A menina quis saber se era por causa do Natal. Não, o Natal estava longe. Os dois saíram correndo, aos pulos
Crônicas de Natal, se repassadas dos jornais brasileiros para livros, comporiam toda uma biblioteca. Não custa reforçar, por isso, a diferença entre qualidade e quantidade. Como não contribuí para a primeira, deixei de engrossar a segunda. Mas, na verdade, menos por esse motivo --ou teria de estendê-lo aos artigos que socorrem o orçamento familiar-- do que por precaução.

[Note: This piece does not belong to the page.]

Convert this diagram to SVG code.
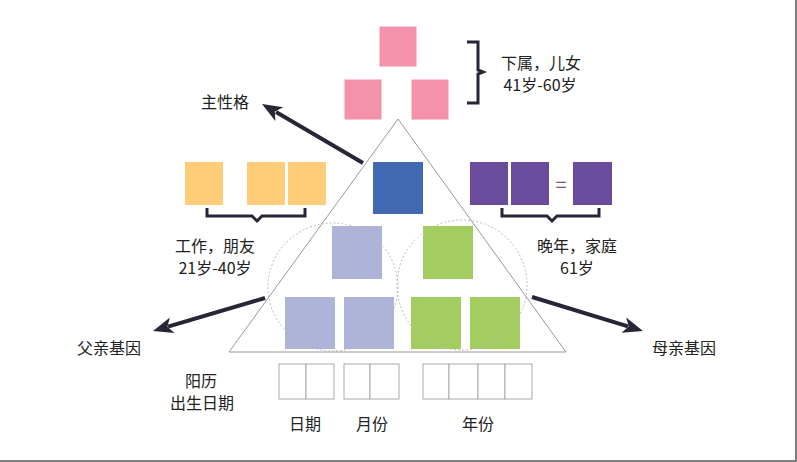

A última crônica natalina que escrevi era, claro, para o Natal. Mas não foi. Contava o caso real de duas crianças que dividiam o tempo, na calçada perto da sucursal carioca da Folha, entre chutar alguma coisa à maneira de bola e pedir uns trocadinhos sempre raros e ralos. Mas não descalças, como é comum. Calçavam o que tinha sido um par de tênis. O menininho com um pé, a irmã, pouco maior, com o outro. Levados a uma sapataria, para cada um escolher o seu par de tênis, a menina quis saber se era por causa do Natal. Não, o Natal estava longe. Os dois saíram correndo, aos pulos.
Depois de alguma divagação, sobre o peso que os anos de lembranças dão a esta época, o ponto final natalino: "As crianças e seus presentes, os adultos e seus ausentes". Algumas pessoas, entre elas meu amigo Pasquale Cipro Neto com um telefonema especial, me falaram da crônica. Parece que mais pela frase final. Soube que professores também usaram o texto em vestibulares. Mas nenhum deles o leu no Natal. A crônica não foi publicada.
Os da minha geração no jornalismo têm motivos para indagar-se logo, em situações assim, o que haveria de tão inaceitável no texto a ponto de vetá-lo. Não precisei perguntar. "Esquecemos da sua coluna, mas publicamos amanhã". Havia só mais de 20 anos que a coluna saía seis vezes por semana. A imprensa ainda não era tão requentada, ainda assim achei que a ocasião havia passado. Diante da insistência, pedi que se pusesse, ao final da crônica, um fio de separação e a frase informando que o texto não saíra na véspera por "falha técnica".
Foi assim que a crônica cresceu com mais uma frase, um novo fecho. O aviso foi posto, mas o traço de separação foi esquecido. Por precaução, nunca mais escrevi para o Natal.
A ideia daquela crônica me deu vontade de procurar as duas crianças, tão miseráveis, sujinhas de rua e de abandono, e tão suavemente simpáticas, como tantas crianças miseráveis, sujinhas de rua e de abandono, e tão suavemente simpáticas, neste país tão cheio de riquezas prepotentes e avaras. Irmão e irmã estariam precisando de tênis maiores. E agora poderiam ouvir que, sim, eram presentes de Natal.
Voltei às redondezas da antiga sucursal. Crianças da pobreza costumavam vender os seus chicletes e pastilhas em pontos constantes, como suas lojas ao ar livre, até que as autoridades competentes as reprimiram. Bati as ruas e quadras por lá. Nada. Ou já não pude reconhecer os dois. Hoje me lembrei outra vez daquela pergunta: "É por causa do Natal?" E percebi que o peso dado às minhas lembranças, por esta época, tem duas ausências a mais e diferentes das outras.